Each year, Metro Vancouver welcomes 40,000 new residents, requiring an additional 16,000 to 18,000 new dwelling units. When consumer confidence is low and money dries up, people make do but eventually those homes get built and last year many of them were built on Burke Mountain; as well, new permits were processed for projects started in Coquitlam’s Town Centre and for in-fill housing in the city’s southwest.
Stewart said the city was well-placed to handle the 63% increase in housing construction permits last year because it had streamlined its processes to ensure applications were approved in a timely manner.
“If it sits on someone’s desk for a long time, it doesn’t make it better,” said Stewart, who said he was proud of the staff for handling permits for single-family projects worth $83.7 million and multi-family permits worth $123 million.
“[Construction activity] is dollars, inspections and plan reviews, and it’s a record year on the DCC [development cost charges] side,” Stewart said, noting about $15 million was placed in city coffers for amenities and infrastructure to support new development.
Port Coquitlam also saw a boost in construction activity last year, with building permits for single-family homes and duplexes doubling from 2009 ($7.2 million to $13.3 million) as well as a quadrupling in the value of building permits issued for multi-family construction from $11.4 million to $54.3 million.

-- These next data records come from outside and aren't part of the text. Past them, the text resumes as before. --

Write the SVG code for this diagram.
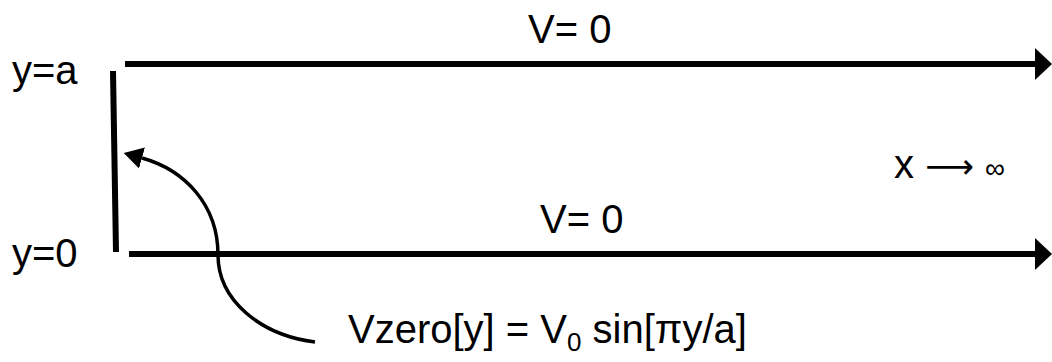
<svg xmlns="http://www.w3.org/2000/svg" width="1052" height="362" viewBox="0 0 1052 362">
<style>
text{font-family:"Liberation Sans",Arial,sans-serif;font-size:40px;fill:#000}
.plate{stroke:#000;stroke-width:6;fill:none}
.curve{stroke:#000;stroke-width:3.5;fill:none}
</style>
<defs>
<marker id="bigHead" markerUnits="userSpaceOnUse" markerWidth="20" markerHeight="32" refX="0" refY="16" orient="auto" viewBox="0 0 20 32">
<path d="M0,0 L17,16 L0,32 Z" fill="#000"/>
</marker>
<marker id="curveHead" markerUnits="userSpaceOnUse" markerWidth="20" markerHeight="24" refX="0" refY="12" orient="auto" viewBox="0 0 20 24">
<path d="M0,1 L19,12 L0,23 Z" fill="#000"/>
</marker>
</defs>
<rect width="1052" height="362" fill="#fff"/>
<g id="connectors">
<path id="top-plate" class="plate" d="M125,64 L1035,64" marker-end="url(#bigHead)"/>
<path id="bottom-plate" class="plate" d="M129,254 L1035,254" marker-end="url(#bigHead)"/>
<path id="left-plate" class="plate" d="M113,71 L116,252"/>
<path id="bc-arrow" class="curve" d="M315,342 C260,335 218,300 218,255 C218,205 185,170 142,158" marker-end="url(#curveHead)"/>
</g>
<g id="label-ya"><text x="12" y="84">y=a</text></g>
<g id="label-y0"><text x="12" y="267">y=0</text></g>
<g id="label-top-v"><text x="528" y="43">V= 0</text></g>
<g id="label-bottom-v"><text x="540" y="233">V= 0</text></g>
<g id="label-xinf"><text x="894" y="178">x <tspan font-family="DejaVu Sans" font-size="34">⟶</tspan> <tspan font-size="28">∞</tspan></text></g>
<g id="label-formula"><text x="348" y="343">Vzero[y] = V<tspan font-size="26" dy="8">0</tspan><tspan dy="-8"> sin[πy/a]</tspan></text></g>
</svg>
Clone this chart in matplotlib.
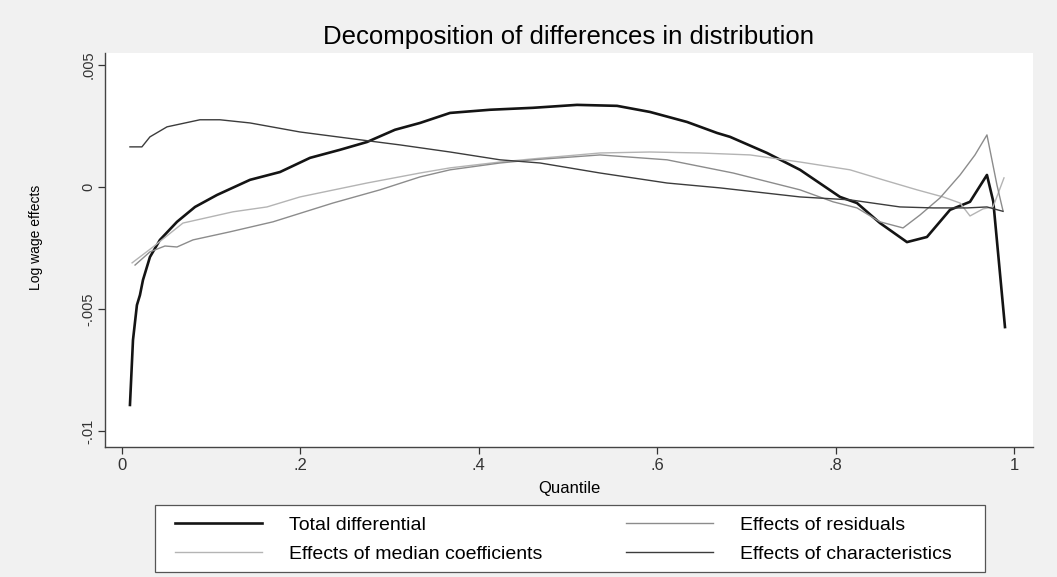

Port Moody, meanwhile, saw a small jump in the value of residential building permits issued. Permits for multi-family residences climbed to $5.6 million in 2010 from $932,561 in 2010 while $3.8 million worth of building permits for single-family homes was issued in 2010, compared to $2.3 million the year previous.
Those numbers are down significantly from 2006, when the value of building permits totalled $193.8 million. But Mayor Joe Trasolini said the slowdown in construction reflects the fact the city and its residents don’t want any more growth until construction starts on the Evergreen Line and the Murray-Clark Connector.
“Council is guided by the OCP [official community plan] and we’re down to the last strokes on the OCP and the OCP reflects minimal to no growth,” Trasolini said, noting the city’s current estimated population of about 30,000 reflects significant growth in the last few years and it’s time to take a breather
“If the Evergreen Line and the Murray-Clark Connector come online, then I expect we’ll review the growth numbers and the OCP,” he said, adding that Metro Vancouver has approved PoMo’s population numbers because it understands the difficult position the city is in regarding transportation infrastructure.
Still, the city won’t be entirely without construction cranes in the future. The 26-storey, 176-unit Onni development called The Residences is on the books for construction this year, according to the city.